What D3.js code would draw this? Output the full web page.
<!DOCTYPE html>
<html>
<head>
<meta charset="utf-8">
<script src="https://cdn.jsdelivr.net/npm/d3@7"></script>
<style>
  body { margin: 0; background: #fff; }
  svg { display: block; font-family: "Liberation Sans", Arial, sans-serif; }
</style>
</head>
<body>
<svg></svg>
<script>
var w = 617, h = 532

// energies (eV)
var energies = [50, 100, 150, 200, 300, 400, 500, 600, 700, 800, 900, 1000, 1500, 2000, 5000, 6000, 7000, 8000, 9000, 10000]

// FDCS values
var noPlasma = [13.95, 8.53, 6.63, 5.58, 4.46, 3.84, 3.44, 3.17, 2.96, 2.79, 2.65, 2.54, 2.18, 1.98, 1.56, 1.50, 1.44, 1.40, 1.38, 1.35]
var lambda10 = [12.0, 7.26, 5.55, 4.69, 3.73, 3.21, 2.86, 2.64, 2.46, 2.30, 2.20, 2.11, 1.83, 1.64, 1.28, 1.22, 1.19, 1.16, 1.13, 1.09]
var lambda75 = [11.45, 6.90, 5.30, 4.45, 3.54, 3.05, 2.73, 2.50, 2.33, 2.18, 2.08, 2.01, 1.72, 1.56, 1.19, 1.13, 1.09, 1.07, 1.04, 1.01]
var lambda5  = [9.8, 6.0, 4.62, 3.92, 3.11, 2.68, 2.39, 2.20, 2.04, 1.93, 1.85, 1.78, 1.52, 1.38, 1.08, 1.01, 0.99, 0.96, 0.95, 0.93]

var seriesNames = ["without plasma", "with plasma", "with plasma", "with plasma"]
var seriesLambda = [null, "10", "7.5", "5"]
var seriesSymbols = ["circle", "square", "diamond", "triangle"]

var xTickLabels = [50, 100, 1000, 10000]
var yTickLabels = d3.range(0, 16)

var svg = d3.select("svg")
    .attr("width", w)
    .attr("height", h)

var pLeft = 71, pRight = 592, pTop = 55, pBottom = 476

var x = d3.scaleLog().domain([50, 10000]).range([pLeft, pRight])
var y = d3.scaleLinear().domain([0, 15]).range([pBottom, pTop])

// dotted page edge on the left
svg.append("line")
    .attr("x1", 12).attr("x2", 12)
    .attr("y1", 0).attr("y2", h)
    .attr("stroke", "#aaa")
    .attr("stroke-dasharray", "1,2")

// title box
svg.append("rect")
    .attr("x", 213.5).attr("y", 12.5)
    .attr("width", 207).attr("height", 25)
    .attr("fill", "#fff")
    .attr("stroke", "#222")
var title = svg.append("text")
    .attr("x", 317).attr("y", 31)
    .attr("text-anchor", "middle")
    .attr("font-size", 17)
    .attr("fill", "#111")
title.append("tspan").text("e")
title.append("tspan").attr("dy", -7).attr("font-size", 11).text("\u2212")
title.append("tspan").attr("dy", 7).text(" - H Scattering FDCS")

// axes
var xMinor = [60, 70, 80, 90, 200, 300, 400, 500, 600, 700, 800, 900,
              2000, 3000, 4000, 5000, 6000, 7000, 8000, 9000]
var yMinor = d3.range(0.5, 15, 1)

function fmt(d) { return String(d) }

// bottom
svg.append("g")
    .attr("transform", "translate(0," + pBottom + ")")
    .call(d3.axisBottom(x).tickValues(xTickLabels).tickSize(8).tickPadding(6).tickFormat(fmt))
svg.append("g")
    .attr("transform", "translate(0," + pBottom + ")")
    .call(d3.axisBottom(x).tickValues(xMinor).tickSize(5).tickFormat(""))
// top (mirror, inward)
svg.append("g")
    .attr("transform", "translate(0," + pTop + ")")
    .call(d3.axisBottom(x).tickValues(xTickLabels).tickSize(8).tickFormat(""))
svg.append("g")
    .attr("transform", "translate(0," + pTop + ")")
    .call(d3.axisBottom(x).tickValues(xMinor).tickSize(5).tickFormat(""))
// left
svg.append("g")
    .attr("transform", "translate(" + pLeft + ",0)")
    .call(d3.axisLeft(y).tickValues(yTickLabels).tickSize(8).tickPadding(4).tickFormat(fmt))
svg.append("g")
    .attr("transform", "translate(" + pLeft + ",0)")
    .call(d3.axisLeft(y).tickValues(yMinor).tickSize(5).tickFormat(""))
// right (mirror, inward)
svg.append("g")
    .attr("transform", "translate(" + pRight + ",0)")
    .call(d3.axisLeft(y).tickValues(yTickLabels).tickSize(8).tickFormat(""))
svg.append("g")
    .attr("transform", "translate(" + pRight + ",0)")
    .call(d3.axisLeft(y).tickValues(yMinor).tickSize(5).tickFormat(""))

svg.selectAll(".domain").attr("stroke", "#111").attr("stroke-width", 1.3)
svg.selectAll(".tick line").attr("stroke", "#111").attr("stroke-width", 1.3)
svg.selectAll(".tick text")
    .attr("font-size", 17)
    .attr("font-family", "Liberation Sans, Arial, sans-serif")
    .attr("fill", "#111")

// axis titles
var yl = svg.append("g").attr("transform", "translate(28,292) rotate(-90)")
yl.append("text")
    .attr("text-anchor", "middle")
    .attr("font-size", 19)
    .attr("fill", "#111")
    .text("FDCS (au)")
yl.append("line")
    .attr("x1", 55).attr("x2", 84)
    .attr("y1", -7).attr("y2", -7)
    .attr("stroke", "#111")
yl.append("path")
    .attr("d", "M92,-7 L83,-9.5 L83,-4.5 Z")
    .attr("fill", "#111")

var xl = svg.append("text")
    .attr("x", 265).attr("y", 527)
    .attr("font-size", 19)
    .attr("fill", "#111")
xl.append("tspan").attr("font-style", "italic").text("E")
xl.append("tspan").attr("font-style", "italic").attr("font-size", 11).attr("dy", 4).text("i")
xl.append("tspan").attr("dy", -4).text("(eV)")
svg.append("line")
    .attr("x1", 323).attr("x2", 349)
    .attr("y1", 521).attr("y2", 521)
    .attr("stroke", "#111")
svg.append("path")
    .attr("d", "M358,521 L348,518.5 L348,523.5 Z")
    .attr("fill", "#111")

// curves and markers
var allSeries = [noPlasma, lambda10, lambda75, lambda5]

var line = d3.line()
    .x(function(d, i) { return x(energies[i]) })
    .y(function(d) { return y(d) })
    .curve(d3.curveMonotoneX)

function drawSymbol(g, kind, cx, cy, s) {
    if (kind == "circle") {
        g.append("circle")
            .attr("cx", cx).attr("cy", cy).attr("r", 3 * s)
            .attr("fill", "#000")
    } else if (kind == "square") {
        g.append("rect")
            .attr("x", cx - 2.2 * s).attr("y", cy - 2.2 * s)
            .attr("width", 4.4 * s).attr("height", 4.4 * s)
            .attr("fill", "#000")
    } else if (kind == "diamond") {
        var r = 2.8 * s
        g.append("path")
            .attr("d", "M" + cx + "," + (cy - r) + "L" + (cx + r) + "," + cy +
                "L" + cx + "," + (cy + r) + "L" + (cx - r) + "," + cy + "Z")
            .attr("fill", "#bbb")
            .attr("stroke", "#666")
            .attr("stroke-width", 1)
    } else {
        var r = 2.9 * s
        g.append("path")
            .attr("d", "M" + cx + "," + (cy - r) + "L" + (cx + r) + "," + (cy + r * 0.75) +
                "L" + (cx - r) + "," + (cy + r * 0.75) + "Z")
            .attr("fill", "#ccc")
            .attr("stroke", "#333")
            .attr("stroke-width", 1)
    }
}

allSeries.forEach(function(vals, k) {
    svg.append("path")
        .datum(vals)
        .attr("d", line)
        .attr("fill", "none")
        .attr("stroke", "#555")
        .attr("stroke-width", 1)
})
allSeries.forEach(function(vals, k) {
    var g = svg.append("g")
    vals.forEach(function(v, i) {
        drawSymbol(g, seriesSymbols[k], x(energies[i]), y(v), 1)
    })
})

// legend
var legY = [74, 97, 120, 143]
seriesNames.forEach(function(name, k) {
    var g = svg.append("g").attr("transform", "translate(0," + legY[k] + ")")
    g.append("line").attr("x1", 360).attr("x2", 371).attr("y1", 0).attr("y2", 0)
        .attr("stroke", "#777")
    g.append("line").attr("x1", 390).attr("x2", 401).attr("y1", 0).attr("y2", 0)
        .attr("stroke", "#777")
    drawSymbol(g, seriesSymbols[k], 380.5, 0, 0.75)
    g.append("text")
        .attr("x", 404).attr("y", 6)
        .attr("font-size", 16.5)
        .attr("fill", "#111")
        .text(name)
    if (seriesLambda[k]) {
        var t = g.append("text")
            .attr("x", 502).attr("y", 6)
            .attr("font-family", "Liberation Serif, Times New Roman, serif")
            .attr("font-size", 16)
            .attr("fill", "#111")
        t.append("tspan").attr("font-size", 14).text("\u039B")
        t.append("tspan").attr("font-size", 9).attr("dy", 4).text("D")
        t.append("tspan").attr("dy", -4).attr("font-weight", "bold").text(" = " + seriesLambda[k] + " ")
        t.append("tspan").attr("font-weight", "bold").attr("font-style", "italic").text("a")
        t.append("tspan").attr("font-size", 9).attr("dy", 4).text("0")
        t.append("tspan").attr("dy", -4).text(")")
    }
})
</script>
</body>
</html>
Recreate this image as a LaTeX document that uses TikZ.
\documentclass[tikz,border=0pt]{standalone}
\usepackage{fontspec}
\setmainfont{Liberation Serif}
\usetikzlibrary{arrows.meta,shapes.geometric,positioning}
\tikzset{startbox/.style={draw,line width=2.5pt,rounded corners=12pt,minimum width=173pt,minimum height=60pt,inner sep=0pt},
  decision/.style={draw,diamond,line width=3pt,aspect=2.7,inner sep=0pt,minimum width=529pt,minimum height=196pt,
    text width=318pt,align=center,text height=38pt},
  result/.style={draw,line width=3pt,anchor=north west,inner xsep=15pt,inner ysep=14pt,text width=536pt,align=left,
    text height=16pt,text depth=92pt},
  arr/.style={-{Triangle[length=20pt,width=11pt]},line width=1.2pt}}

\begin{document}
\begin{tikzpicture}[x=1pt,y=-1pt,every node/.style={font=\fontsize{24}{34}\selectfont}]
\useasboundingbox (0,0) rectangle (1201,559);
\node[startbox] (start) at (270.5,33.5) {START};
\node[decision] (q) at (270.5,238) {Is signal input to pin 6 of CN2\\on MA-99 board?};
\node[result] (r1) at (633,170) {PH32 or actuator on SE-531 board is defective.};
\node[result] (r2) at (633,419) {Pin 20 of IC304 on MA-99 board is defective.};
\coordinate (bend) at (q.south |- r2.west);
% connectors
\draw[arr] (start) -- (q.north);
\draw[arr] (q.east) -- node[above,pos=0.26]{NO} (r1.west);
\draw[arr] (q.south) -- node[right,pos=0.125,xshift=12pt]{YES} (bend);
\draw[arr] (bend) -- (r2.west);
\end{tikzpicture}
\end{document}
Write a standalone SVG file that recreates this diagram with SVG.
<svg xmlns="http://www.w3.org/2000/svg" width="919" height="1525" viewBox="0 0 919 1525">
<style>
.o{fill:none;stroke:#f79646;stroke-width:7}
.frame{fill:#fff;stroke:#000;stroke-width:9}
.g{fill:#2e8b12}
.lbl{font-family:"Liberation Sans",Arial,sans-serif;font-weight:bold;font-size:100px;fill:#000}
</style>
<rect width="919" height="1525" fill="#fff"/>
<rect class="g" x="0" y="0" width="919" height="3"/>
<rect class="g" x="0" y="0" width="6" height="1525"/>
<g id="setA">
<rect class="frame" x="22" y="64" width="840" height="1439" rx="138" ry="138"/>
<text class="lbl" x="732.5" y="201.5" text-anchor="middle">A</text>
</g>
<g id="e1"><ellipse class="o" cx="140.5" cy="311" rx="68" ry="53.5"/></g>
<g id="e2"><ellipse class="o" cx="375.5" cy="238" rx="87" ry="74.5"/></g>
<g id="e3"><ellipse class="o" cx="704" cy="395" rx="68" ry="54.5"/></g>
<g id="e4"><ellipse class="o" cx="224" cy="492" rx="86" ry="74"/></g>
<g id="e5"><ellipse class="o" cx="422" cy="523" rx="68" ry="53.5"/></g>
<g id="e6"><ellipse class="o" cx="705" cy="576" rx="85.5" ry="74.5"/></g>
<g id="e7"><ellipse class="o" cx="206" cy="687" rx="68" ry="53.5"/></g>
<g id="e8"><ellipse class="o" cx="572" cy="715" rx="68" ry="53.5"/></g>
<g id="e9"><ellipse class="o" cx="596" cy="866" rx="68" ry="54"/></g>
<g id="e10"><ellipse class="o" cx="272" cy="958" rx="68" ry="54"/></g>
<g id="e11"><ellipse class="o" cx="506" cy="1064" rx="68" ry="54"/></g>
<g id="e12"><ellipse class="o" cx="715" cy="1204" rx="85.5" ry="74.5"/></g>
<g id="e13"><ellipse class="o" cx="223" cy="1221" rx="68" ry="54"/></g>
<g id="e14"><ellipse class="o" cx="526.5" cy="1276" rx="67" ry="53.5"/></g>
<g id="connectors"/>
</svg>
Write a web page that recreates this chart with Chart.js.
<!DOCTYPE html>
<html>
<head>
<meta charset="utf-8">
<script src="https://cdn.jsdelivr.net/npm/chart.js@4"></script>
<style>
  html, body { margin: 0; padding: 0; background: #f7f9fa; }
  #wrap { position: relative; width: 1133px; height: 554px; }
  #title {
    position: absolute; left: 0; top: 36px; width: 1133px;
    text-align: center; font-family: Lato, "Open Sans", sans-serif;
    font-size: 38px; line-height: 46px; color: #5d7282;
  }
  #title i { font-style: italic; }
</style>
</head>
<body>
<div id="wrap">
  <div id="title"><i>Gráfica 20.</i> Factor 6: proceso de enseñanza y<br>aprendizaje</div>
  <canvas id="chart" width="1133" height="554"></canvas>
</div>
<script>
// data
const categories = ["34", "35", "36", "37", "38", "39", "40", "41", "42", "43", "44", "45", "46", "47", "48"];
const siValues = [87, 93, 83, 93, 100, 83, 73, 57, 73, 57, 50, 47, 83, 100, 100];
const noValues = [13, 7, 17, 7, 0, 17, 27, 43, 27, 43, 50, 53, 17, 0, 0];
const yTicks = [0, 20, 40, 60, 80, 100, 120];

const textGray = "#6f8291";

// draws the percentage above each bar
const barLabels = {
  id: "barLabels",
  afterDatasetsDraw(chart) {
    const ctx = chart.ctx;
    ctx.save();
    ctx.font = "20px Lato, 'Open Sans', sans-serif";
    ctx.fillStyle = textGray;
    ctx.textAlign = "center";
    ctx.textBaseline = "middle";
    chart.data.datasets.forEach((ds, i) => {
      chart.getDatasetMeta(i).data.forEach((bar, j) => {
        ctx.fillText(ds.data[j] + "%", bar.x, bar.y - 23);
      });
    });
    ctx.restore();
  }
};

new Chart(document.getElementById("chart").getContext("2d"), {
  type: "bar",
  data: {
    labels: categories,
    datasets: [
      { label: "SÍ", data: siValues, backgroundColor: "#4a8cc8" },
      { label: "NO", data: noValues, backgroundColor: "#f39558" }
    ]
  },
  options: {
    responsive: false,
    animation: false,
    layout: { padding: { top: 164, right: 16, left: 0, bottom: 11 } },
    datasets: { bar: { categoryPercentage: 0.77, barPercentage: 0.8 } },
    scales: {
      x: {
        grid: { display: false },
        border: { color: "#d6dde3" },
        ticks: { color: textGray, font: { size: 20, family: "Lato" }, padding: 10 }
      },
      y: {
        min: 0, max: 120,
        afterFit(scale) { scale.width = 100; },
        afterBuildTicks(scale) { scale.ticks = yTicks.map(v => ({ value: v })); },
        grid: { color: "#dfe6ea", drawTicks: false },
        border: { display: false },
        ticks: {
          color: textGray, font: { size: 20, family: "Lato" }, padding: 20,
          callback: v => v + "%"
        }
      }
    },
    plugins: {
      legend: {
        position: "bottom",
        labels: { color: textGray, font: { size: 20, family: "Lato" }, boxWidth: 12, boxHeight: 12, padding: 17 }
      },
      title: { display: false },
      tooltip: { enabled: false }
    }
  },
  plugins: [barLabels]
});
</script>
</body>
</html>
┄┄┄┄┄┄
▶ **YOUR GOAL**: In the listing above, find the lines holding the word "that" and copy them.

▶ **RESULT FOR THIS TASK**:
Recreate this image as a LaTeX document that uses TikZ.
Write a standalone SVG file that recreates this diagram with SVG.
Write a web page that recreates this chart with Chart.js.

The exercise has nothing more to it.